Prime Minister Arseniy Yatsenyuk said last week that the government will find and punish “the bastards” who distributed the pamphlets in Eastern Ukraine; and the government has provided additional security for synagogues and Jewish schools.
Actual or alleged anti-Semitism in Ukraine has become a matter of international concern. U.S. Vice President Joe Biden said in Kiev last week that, “Just as corruption can have no place in the new Ukraine, neither can anti-Semitism or bigotry.” And Russian President Vladimir Putin has denounced the ouster of President Viktor Yanukovych this winter as the act of “nationalists, neo-Nazis, Russophobes and anti-Semites,” suggesting that one reason Russia sent troops into Crimea was to protect Jewish interests.
“The forces of social protest … do not dare show anti-Semitism or other xenophobic behaviour,” stated a recent open letter to Putin signed by Zissels and other leaders of Ukrainian Jewry. The letter challenged the allegation that the Jews of Ukraine faced imminent danger.
Zissels’ position finds support in the international press. National Post (Canada): “Political manipulation of anti-Semitism.” USA Today: “The anti-Semitism card has been repeatedly overplayed [in Ukraine]. Manufactured incidents of anti-Semitism have been cynically used to discredit political opponents as anti-Semites, whether they are, or not.” The Guardian (England): “In the information war no one is hurt more than the Jews, since mobilising the global memory of the Holocaust has real costs for actual people. The history of the Holocaust demonstrates that few things are more risky for Jews than the destruction of state institutions and the rule of law, which is openly the goal and the consequence of Russian policy.”

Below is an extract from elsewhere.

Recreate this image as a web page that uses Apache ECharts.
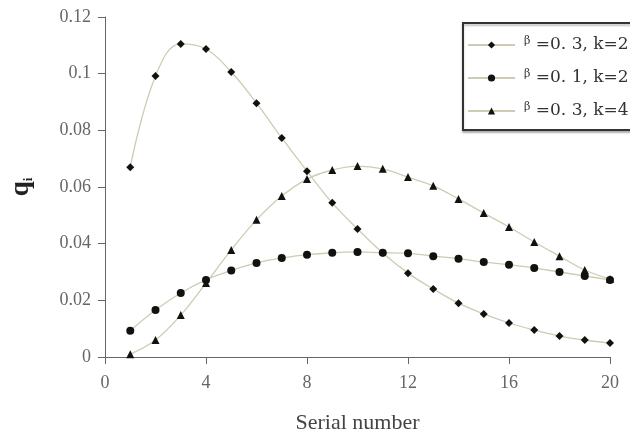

The World Jewish Congress last month called on “all governments, media and nongovernmental organizations and their representatives not to cause this complex situation to deteriorate by making unfounded accusations, or giving exaggerated accounts, of the situation of the Ukrainian Jewish population.”

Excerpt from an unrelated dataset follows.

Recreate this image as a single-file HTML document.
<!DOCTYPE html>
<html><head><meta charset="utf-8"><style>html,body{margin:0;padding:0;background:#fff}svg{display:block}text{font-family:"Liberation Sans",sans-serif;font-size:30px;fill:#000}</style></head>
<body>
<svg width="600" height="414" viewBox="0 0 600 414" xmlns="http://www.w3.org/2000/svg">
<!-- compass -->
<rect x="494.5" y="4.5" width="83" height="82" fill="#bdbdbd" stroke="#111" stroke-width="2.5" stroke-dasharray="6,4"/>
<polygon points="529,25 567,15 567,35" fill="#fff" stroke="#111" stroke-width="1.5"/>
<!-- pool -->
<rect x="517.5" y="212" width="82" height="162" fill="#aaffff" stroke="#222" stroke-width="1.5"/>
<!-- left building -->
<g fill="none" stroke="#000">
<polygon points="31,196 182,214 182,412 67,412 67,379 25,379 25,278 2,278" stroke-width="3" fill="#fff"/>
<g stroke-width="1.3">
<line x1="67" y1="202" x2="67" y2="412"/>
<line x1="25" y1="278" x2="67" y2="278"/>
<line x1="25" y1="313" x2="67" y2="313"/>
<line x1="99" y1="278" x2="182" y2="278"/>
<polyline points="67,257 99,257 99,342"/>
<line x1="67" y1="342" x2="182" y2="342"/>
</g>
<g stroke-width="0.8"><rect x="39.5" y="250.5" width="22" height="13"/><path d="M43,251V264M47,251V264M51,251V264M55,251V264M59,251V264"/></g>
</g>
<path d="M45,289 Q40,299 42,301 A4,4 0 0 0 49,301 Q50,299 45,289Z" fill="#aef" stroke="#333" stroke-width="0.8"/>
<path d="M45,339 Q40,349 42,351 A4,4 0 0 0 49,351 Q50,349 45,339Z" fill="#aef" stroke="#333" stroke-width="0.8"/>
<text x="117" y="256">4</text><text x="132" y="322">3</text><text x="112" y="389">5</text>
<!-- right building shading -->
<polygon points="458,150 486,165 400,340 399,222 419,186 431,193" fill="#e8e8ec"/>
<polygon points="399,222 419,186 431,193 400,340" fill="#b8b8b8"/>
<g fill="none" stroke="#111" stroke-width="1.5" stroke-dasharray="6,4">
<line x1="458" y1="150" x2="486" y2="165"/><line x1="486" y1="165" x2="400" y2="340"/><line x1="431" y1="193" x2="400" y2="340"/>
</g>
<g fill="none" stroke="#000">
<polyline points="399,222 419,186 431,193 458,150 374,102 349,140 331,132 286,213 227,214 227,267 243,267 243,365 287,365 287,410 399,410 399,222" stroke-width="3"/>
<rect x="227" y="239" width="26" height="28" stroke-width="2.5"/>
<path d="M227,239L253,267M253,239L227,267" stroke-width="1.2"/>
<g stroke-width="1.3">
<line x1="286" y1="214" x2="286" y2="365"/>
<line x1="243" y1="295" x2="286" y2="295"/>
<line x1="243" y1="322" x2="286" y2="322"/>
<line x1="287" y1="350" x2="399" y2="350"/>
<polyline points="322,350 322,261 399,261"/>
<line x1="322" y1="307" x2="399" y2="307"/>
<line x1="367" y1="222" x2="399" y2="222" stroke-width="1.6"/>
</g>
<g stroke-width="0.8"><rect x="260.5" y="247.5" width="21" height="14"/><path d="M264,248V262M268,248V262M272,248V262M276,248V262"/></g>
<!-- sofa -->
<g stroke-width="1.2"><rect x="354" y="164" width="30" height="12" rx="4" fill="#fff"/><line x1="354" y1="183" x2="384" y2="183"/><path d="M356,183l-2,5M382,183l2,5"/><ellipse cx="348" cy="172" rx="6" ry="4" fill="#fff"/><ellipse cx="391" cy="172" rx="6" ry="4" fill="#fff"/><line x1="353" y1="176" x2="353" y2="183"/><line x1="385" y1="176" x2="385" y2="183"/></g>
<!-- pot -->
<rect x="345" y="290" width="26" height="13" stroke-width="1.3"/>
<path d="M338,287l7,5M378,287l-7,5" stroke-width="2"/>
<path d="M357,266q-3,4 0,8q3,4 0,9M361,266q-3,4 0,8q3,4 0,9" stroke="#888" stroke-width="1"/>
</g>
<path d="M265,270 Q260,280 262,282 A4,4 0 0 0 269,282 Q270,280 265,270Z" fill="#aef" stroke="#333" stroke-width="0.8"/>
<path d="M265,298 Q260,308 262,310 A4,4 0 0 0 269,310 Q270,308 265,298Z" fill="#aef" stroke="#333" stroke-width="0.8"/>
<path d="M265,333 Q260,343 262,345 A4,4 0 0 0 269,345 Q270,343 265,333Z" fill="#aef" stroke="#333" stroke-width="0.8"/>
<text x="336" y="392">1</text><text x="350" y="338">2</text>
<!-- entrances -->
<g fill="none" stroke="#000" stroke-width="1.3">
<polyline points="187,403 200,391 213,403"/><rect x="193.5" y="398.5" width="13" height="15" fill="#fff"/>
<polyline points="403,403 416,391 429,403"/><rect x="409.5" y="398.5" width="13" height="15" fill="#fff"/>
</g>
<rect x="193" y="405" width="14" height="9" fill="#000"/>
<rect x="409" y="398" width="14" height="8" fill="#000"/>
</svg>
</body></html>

Zissels, an anti-communist dissident who spent six years in Soviet prisons, said many Jews outside of Ukraine do not understand the community’s safe position. “The Jews of America live more in the past of Ukraine,” when pogroms and similar attacks were common, he said.
The Jews of Ukraine see the past through the lens of the present, he said. “We don’t forget what happened in the past. The country has changed.” Jews, he says, don’t fear to openly be Jewish, noting, “That’s not the Ukraine that exists today.”